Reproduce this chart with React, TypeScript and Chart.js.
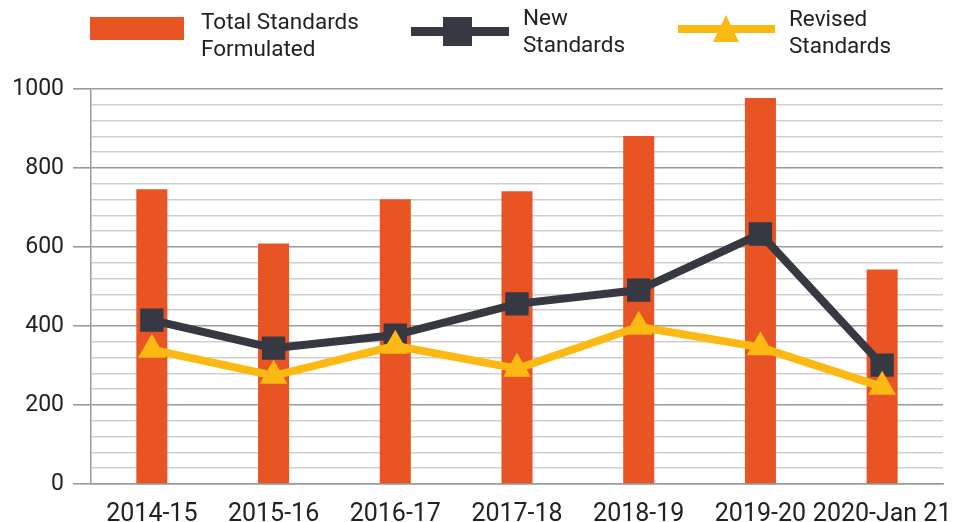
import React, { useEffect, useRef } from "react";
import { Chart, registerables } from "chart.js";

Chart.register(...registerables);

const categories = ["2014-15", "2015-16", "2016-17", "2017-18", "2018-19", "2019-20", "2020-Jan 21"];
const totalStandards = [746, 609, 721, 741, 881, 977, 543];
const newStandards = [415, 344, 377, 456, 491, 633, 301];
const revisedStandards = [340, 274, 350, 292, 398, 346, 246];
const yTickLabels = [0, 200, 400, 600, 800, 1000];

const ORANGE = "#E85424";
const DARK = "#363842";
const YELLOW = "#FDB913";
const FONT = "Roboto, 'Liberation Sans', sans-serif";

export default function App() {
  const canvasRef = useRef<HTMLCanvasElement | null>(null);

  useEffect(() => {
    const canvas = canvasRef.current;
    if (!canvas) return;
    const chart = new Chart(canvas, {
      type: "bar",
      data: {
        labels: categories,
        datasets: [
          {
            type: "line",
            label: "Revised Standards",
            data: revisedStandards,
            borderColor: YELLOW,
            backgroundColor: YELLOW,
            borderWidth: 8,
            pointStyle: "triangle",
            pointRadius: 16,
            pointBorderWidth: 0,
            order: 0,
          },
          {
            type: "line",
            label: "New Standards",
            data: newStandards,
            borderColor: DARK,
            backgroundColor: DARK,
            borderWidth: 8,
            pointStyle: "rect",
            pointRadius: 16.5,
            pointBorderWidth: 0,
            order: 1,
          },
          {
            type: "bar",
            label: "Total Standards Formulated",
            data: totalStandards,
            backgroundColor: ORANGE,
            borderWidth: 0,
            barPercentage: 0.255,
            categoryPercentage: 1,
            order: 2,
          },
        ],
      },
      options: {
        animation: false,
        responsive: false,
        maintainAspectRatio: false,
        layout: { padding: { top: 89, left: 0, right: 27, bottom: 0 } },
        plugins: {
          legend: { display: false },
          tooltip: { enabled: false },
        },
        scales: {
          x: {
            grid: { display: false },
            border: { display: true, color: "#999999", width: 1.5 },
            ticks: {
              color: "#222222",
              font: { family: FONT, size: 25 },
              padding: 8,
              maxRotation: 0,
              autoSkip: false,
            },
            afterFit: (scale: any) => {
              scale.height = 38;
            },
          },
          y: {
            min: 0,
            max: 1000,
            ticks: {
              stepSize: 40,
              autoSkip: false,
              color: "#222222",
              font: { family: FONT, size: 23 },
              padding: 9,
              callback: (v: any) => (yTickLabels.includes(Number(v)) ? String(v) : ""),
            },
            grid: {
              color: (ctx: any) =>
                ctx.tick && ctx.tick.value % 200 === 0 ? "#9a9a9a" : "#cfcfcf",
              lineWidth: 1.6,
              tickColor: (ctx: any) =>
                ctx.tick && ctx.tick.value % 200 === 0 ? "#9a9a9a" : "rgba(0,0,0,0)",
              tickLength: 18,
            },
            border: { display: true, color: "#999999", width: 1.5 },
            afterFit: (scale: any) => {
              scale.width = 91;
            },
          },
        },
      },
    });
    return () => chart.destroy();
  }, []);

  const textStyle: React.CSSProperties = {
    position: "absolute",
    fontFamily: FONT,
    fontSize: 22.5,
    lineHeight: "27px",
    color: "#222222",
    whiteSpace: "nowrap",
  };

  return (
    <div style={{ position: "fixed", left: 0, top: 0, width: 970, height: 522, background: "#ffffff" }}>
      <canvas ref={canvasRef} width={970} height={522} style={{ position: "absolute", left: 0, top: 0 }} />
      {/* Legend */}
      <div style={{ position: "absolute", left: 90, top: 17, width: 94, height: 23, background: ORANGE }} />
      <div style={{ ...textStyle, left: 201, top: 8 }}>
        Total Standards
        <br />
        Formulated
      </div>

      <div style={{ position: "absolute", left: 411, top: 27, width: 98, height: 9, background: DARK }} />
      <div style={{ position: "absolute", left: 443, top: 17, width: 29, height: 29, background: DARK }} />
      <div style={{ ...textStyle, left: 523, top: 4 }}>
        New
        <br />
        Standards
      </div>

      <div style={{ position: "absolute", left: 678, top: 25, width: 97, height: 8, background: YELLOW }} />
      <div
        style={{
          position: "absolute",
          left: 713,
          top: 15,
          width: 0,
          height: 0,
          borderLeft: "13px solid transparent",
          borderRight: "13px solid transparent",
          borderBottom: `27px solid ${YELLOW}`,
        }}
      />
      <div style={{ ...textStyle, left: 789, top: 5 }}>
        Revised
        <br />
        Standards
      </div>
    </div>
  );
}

[Written request]
Write out the full set of lines verbatim, without the pictures.

[Output for this exercise]
Reproduce this chart with React, TypeScript and Chart.js.
import React, { useEffect, useRef } from "react";
import { Chart, registerables } from "chart.js";

Chart.register(...registerables);

const categories = ["2014-15", "2015-16", "2016-17", "2017-18", "2018-19", "2019-20", "2020-Jan 21"];
const totalStandards = [746, 609, 721, 741, 881, 977, 543];
const newStandards = [415, 344, 377, 456, 491, 633, 301];
const revisedStandards = [340, 274, 350, 292, 398, 346, 246];
const yTickLabels = [0, 200, 400, 600, 800, 1000];

const ORANGE = "#E85424";
const DARK = "#363842";
const YELLOW = "#FDB913";
const FONT = "Roboto, 'Liberation Sans', sans-serif";

export default function App() {
  const canvasRef = useRef<HTMLCanvasElement | null>(null);

  useEffect(() => {
    const canvas = canvasRef.current;
    if (!canvas) return;
    const chart = new Chart(canvas, {
      type: "bar",
      data: {
        labels: categories,
        datasets: [
          {
            type: "line",
            label: "Revised Standards",
            data: revisedStandards,
            borderColor: YELLOW,
            backgroundColor: YELLOW,
            borderWidth: 8,
            pointStyle: "triangle",
            pointRadius: 16,
            pointBorderWidth: 0,
            order: 0,
          },
          {
            type: "line",
            label: "New Standards",
            data: newStandards,
            borderColor: DARK,
            backgroundColor: DARK,
            borderWidth: 8,
            pointStyle: "rect",
            pointRadius: 16.5,
            pointBorderWidth: 0,
            order: 1,
          },
          {
            type: "bar",
            label: "Total Standards Formulated",
            data: totalStandards,
            backgroundColor: ORANGE,
            borderWidth: 0,
            barPercentage: 0.255,
            categoryPercentage: 1,
            order: 2,
          },
        ],
      },
      options: {
        animation: false,
        responsive: false,
        maintainAspectRatio: false,
        layout: { padding: { top: 89, left: 0, right: 27, bottom: 0 } },
        plugins: {
          legend: { display: false },
          tooltip: { enabled: false },
        },
        scales: {
          x: {
            grid: { display: false },
            border: { display: true, color: "#999999", width: 1.5 },
            ticks: {
              color: "#222222",
              font: { family: FONT, size: 25 },
              padding: 8,
              maxRotation: 0,
              autoSkip: false,
            },
            afterFit: (scale: any) => {
              scale.height = 38;
            },
          },
          y: {
            min: 0,
            max: 1000,
            ticks: {
              stepSize: 40,
              autoSkip: false,
              color: "#222222",
              font: { family: FONT, size: 23 },
              padding: 9,
              callback: (v: any) => (yTickLabels.includes(Number(v)) ? String(v) : ""),
            },
            grid: {
              color: (ctx: any) =>
                ctx.tick && ctx.tick.value % 200 === 0 ? "#9a9a9a" : "#cfcfcf",
              lineWidth: 1.6,
              tickColor: (ctx: any) =>
                ctx.tick && ctx.tick.value % 200 === 0 ? "#9a9a9a" : "rgba(0,0,0,0)",
              tickLength: 18,
            },
            border: { display: true, color: "#999999", width: 1.5 },
            afterFit: (scale: any) => {
              scale.width = 91;
            },
          },
        },
      },
    });
    return () => chart.destroy();
  }, []);

  const textStyle: React.CSSProperties = {
    position: "absolute",
    fontFamily: FONT,
    fontSize: 22.5,
    lineHeight: "27px",
    color: "#222222",
    whiteSpace: "nowrap",
  };

  return (
    <div style={{ position: "fixed", left: 0, top: 0, width: 970, height: 522, background: "#ffffff" }}>
      <canvas ref={canvasRef} width={970} height={522} style={{ position: "absolute", left: 0, top: 0 }} />
      {/* Legend */}
      <div style={{ position: "absolute", left: 90, top: 17, width: 94, height: 23, background: ORANGE }} />
      <div style={{ ...textStyle, left: 201, top: 8 }}>
        Total Standards
        <br />
        Formulated
      </div>

      <div style={{ position: "absolute", left: 411, top: 27, width: 98, height: 9, background: DARK }} />
      <div style={{ position: "absolute", left: 443, top: 17, width: 29, height: 29, background: DARK }} />
      <div style={{ ...textStyle, left: 523, top: 4 }}>
        New
        <br />
        Standards
      </div>

      <div style={{ position: "absolute", left: 678, top: 25, width: 97, height: 8, background: YELLOW }} />
      <div
        style={{
          position: "absolute",
          left: 713,
          top: 15,
          width: 0,
          height: 0,
          borderLeft: "13px solid transparent",
          borderRight: "13px solid transparent",
          borderBottom: `27px solid ${YELLOW}`,
        }}
      />
      <div style={{ ...textStyle, left: 789, top: 5 }}>
        Revised
        <br />
        Standards
      </div>
    </div>
  );
}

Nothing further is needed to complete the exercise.